Your task is to repeat the lines from the line with "Rebuild this chart" to the line with "ax.spines[side].set_color('black')", both ends included, and nothing else. Pictures stay out of the copy.

(Dataset entries)
+ + + + + + +

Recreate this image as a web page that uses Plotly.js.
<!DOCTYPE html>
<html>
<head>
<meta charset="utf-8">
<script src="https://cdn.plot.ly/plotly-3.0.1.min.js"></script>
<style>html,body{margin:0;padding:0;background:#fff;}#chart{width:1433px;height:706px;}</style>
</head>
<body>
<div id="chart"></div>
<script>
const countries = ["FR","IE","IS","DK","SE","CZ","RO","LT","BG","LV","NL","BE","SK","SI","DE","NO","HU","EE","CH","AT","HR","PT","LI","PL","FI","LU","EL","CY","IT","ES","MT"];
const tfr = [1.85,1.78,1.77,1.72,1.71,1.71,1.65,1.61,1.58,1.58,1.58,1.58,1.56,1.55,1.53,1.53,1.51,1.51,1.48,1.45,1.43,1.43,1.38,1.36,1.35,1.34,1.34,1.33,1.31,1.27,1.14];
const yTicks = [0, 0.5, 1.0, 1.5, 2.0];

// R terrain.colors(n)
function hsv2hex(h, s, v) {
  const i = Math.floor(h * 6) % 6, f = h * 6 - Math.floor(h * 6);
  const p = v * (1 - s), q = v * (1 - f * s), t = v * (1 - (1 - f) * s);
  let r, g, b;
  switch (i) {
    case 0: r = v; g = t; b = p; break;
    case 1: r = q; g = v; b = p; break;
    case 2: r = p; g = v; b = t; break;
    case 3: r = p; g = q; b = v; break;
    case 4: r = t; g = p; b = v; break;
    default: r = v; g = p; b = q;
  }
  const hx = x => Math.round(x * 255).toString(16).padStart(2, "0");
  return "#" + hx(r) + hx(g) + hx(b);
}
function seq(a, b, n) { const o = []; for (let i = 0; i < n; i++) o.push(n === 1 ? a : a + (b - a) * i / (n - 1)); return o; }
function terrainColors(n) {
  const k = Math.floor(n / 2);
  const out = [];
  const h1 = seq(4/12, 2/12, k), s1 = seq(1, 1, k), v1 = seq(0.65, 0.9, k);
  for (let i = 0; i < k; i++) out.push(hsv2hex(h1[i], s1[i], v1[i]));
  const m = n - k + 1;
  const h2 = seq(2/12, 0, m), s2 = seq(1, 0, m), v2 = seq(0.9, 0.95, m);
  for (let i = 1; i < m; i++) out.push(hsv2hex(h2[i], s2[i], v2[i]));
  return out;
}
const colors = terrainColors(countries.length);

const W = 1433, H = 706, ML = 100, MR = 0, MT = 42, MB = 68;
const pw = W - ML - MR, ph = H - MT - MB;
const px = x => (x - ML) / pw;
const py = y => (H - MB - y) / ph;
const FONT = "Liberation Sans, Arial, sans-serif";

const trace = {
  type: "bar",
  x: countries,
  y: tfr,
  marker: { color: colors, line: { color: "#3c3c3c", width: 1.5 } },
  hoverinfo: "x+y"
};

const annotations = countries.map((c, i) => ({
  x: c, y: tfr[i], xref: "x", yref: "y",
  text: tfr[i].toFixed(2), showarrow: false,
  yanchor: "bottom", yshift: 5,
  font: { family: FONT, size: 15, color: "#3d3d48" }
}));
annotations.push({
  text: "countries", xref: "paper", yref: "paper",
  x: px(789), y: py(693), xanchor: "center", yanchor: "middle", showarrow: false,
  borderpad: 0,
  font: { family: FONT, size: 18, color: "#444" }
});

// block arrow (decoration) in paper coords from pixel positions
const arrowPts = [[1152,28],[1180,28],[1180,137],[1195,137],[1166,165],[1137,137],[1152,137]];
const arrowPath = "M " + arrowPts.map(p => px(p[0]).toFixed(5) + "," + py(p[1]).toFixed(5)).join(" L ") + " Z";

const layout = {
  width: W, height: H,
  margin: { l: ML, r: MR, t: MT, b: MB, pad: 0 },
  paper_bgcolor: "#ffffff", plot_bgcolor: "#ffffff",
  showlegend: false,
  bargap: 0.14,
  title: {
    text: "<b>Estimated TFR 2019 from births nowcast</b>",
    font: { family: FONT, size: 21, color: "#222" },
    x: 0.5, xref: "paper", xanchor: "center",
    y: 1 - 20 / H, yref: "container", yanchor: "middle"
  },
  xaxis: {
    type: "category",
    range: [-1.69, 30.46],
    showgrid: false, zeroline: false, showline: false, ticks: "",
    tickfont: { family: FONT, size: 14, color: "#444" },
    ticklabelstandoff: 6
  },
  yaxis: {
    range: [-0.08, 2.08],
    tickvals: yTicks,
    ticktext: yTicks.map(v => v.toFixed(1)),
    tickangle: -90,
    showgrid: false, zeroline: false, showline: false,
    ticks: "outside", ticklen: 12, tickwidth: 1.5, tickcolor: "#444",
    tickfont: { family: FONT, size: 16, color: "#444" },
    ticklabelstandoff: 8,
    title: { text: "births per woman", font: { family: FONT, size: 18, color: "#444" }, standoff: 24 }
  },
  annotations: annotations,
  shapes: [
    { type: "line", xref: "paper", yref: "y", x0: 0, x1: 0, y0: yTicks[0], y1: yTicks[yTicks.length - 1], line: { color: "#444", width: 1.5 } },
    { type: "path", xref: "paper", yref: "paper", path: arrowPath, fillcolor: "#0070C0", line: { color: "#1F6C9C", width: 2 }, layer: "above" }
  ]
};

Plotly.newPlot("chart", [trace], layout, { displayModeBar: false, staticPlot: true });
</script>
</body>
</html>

+ + + + + + +

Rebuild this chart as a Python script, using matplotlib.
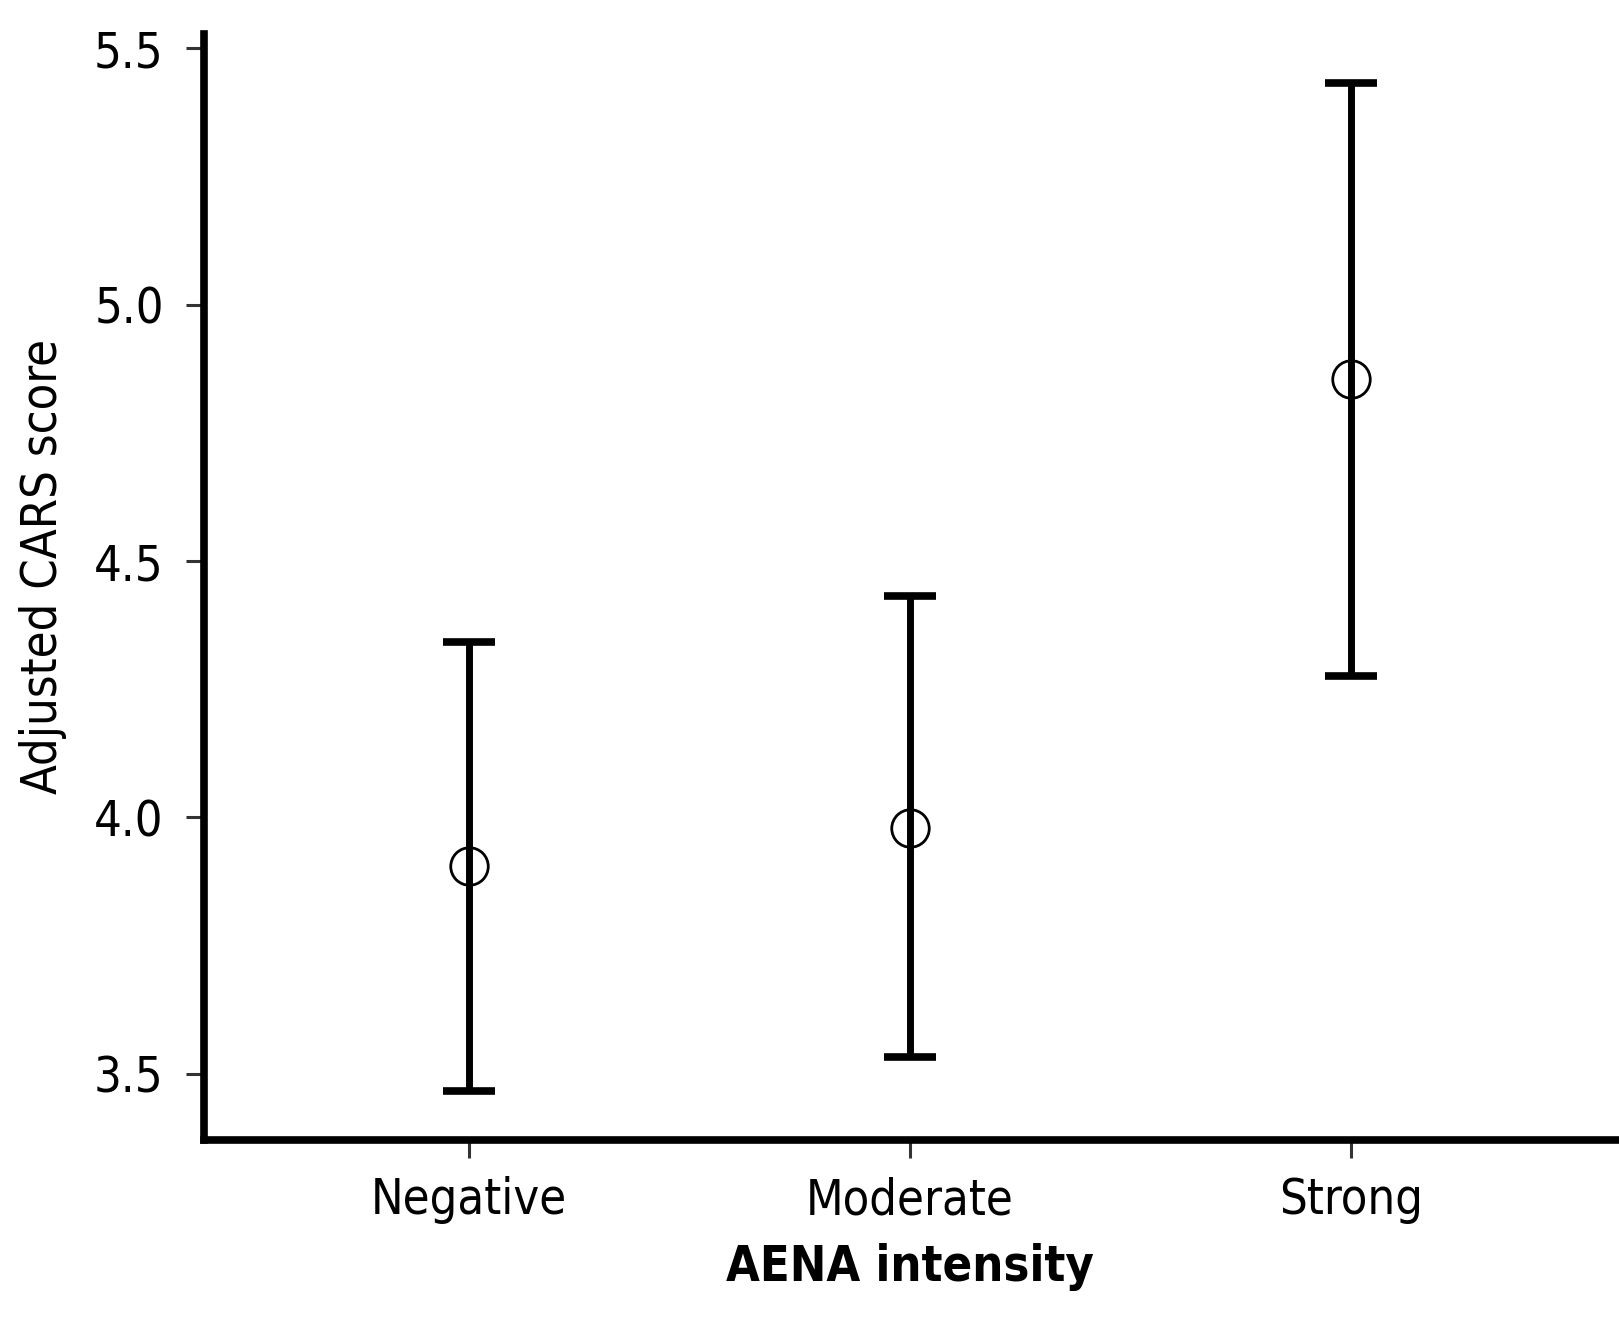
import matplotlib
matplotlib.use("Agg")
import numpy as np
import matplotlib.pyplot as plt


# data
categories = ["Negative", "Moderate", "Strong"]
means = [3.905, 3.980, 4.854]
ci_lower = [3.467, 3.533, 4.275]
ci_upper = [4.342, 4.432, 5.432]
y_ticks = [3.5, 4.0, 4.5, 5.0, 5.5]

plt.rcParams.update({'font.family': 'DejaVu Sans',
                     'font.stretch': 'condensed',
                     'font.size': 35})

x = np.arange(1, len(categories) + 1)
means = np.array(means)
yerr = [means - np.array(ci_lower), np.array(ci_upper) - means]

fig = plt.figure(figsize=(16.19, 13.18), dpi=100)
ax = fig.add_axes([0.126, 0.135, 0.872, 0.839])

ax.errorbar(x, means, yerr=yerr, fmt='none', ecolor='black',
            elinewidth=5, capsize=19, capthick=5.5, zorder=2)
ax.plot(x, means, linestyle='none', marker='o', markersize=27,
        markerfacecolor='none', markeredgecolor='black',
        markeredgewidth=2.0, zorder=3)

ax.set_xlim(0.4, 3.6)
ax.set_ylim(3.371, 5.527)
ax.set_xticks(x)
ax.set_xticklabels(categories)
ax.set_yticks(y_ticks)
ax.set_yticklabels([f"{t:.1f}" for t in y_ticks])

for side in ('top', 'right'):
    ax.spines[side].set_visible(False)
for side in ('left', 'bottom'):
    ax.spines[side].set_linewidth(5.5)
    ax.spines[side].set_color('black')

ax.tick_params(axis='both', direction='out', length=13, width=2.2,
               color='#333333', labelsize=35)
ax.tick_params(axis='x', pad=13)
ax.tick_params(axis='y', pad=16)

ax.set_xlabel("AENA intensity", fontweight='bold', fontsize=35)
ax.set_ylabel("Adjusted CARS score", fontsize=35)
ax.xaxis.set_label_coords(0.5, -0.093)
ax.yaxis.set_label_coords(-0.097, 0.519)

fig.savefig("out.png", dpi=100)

+ + + + + + +

__Output for this task__.
Rebuild this chart as a Python script, using matplotlib.
import matplotlib
matplotlib.use("Agg")
import numpy as np
import matplotlib.pyplot as plt


# data
categories = ["Negative", "Moderate", "Strong"]
means = [3.905, 3.980, 4.854]
ci_lower = [3.467, 3.533, 4.275]
ci_upper = [4.342, 4.432, 5.432]
y_ticks = [3.5, 4.0, 4.5, 5.0, 5.5]

plt.rcParams.update({'font.family': 'DejaVu Sans',
                     'font.stretch': 'condensed',
                     'font.size': 35})

x = np.arange(1, len(categories) + 1)
means = np.array(means)
yerr = [means - np.array(ci_lower), np.array(ci_upper) - means]

fig = plt.figure(figsize=(16.19, 13.18), dpi=100)
ax = fig.add_axes([0.126, 0.135, 0.872, 0.839])

ax.errorbar(x, means, yerr=yerr, fmt='none', ecolor='black',
            elinewidth=5, capsize=19, capthick=5.5, zorder=2)
ax.plot(x, means, linestyle='none', marker='o', markersize=27,
        markerfacecolor='none', markeredgecolor='black',
        markeredgewidth=2.0, zorder=3)

ax.set_xlim(0.4, 3.6)
ax.set_ylim(3.371, 5.527)
ax.set_xticks(x)
ax.set_xticklabels(categories)
ax.set_yticks(y_ticks)
ax.set_yticklabels([f"{t:.1f}" for t in y_ticks])

for side in ('top', 'right'):
    ax.spines[side].set_visible(False)
for side in ('left', 'bottom'):
    ax.spines[side].set_linewidth(5.5)
    ax.spines[side].set_color('black')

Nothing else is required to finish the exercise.